The development of a green steel industry in Western Australia, composing of wind-turbine construction and the associated renewable energy at 40 smelters would generate 69,700 permanent jobs by 2050, along with 276,500 construction job opportunities (9,200 per year).
In 2018-19, Western Australia produced 13.6 million tonnes of alumina, yet there is no aluminium processing undertaken in WA. If 75% was processed into aluminium within the state, 5 million tonnes of aluminium could be produced and revenue would nearly double to $16 billion. Like many metals, the production of aluminium from alumina is a highly energy-intensive process. Renewable energy can be utilised to power these processes to reduce emissions.
Clean State propose the development of a green aluminium industry in Western Australia, which would generate at least 7,200 permanent jobs at five aluminium smelters by 2030, and 50,400 construction job opportunities over ten years.
Lithium-ion batteries are becoming increasingly sought-after, particularly on account of their role in electric vehicles. Most of the world’s lithium is mined in Western Australia, but the opportunity to recycle lithium waste is being overlooked. By 2036, Australia has the potential to gain $813 million to $3 billion worth of resources if lithium waste is recycled on our shores, rather than exported overseas. There are companies pursuing this opportunity in Kwinana and the South West through the development of lithium plants, with the potential to be powered by renewable resources.

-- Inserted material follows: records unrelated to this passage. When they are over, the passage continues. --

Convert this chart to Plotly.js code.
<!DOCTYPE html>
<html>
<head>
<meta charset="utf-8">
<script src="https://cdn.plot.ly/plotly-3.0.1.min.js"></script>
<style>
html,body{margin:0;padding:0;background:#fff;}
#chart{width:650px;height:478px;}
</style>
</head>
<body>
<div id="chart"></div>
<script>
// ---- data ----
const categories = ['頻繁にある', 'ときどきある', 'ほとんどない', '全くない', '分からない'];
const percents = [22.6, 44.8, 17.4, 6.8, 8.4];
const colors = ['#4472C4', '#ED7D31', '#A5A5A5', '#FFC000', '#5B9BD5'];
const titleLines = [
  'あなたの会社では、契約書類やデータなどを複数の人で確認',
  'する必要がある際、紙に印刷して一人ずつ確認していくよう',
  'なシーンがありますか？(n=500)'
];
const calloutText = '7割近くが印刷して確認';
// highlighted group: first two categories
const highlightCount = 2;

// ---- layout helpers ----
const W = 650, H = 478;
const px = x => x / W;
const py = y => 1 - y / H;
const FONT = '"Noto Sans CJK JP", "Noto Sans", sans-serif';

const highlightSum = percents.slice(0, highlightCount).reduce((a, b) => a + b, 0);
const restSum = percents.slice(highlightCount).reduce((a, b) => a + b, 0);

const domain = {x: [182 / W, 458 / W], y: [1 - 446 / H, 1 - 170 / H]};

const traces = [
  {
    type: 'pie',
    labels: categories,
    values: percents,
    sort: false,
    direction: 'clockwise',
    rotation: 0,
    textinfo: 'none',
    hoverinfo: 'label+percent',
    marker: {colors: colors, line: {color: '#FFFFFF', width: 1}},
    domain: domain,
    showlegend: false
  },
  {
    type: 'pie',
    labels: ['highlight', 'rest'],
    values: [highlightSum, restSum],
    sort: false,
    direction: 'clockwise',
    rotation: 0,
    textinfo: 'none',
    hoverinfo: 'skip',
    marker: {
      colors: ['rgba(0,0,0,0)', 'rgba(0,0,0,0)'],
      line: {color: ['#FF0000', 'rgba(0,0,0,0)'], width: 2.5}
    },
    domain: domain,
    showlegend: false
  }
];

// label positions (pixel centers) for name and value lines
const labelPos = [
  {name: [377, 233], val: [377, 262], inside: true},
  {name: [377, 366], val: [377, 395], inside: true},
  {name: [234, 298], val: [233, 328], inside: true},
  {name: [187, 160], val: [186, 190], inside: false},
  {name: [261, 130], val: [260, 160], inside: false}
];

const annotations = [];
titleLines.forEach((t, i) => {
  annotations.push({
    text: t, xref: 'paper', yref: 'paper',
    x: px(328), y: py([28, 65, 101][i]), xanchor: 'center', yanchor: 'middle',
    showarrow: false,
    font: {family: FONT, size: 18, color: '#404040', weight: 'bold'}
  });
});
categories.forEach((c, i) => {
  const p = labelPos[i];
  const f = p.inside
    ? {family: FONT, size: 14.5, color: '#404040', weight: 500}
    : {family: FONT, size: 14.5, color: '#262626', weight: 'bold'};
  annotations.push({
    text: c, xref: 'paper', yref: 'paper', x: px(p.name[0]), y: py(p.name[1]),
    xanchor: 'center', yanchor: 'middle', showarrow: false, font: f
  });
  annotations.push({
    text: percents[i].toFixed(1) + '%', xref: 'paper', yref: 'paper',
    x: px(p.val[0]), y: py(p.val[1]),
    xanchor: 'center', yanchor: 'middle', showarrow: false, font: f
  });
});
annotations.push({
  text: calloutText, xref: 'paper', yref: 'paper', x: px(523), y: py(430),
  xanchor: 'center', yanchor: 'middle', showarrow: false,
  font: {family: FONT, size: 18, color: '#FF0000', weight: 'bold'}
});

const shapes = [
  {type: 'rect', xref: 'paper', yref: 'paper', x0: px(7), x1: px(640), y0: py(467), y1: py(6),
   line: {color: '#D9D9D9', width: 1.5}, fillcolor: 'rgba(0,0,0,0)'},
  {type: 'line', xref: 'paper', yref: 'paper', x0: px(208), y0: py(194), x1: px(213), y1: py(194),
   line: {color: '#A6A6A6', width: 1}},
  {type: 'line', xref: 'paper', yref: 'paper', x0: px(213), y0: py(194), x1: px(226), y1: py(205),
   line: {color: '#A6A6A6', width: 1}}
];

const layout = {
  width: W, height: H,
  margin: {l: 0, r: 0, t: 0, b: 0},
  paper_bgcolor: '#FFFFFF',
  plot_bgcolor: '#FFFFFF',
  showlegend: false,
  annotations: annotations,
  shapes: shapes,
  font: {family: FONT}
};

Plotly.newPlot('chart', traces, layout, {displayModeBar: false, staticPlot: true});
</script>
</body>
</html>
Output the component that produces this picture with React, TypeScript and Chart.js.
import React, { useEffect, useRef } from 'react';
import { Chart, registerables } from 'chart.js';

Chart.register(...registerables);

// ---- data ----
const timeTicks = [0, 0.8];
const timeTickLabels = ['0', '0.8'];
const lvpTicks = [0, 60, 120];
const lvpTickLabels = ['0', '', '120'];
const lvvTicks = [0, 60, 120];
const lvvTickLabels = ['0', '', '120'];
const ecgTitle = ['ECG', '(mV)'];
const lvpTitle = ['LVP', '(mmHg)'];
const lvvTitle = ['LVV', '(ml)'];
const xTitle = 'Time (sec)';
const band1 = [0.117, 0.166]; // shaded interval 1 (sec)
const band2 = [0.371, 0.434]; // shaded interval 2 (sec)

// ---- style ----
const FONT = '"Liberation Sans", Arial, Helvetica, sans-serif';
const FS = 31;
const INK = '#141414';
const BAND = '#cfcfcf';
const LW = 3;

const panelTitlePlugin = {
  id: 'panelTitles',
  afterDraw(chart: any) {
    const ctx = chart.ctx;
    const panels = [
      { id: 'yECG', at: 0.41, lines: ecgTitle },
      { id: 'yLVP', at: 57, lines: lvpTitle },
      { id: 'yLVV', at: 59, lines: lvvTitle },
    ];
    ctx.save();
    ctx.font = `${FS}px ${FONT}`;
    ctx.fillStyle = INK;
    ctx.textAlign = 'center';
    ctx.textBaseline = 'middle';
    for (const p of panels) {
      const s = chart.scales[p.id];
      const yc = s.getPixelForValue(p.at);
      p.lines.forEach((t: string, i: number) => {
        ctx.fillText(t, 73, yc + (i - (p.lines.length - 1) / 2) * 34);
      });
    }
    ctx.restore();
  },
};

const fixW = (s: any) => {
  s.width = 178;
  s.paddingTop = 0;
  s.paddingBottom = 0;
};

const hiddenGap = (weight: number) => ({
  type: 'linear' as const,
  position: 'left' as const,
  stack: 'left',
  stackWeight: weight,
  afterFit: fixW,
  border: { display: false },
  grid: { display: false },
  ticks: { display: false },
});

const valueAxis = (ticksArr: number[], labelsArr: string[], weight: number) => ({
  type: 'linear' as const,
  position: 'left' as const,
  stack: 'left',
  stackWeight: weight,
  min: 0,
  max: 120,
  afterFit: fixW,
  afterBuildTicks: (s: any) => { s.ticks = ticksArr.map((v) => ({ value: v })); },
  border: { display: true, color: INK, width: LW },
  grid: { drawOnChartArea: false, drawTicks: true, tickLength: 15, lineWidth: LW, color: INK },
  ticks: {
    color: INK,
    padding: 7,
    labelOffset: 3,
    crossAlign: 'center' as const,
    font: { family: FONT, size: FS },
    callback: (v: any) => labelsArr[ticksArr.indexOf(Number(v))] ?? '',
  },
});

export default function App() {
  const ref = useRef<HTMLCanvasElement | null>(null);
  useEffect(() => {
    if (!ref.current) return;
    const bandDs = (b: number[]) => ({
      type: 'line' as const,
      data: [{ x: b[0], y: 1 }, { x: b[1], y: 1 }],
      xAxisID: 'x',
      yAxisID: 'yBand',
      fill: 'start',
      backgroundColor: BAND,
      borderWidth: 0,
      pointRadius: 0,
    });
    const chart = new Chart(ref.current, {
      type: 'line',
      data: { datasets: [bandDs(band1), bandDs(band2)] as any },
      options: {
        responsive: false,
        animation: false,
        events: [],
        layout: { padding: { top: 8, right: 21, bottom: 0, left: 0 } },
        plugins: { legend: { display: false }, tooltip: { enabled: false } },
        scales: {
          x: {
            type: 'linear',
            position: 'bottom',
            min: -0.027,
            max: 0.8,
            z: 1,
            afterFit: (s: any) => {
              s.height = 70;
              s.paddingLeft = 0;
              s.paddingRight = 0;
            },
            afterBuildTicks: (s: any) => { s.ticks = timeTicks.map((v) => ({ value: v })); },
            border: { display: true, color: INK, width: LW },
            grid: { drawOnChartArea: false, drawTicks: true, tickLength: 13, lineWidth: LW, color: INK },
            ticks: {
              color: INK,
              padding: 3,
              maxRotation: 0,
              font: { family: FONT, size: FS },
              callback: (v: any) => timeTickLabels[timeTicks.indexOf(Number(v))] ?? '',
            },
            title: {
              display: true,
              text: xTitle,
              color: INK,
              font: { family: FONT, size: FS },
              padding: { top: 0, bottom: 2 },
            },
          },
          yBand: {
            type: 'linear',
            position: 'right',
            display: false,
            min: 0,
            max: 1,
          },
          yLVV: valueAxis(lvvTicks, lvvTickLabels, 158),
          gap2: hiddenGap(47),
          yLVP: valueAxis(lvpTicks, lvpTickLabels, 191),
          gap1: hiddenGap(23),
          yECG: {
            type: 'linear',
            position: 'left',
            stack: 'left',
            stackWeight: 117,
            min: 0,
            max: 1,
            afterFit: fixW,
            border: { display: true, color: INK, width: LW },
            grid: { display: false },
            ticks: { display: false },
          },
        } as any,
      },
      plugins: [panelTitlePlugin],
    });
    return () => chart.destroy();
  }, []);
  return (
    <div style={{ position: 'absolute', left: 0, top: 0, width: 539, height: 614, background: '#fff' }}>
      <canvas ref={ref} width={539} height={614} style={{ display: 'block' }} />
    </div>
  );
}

Additionally, the Western Australian company Element 25 are engaging in the opportunity to utilise renewable energy for metal production, proposing a new WA manganese mine that will be run with 90% renewable energy.
Western Australia has a unique opportunity to initiate the use of renewable energy and new technology across the mineral, mining and manufacturing industries. Collie is an ideal location for many of these changes to be implemented, generating more than 1,550 employment opportunities for the region. Embracing our world-class renewable energy resources will generate huge environmental and employment benefits. It is time for Western Australia to plug-in to our green metal potential.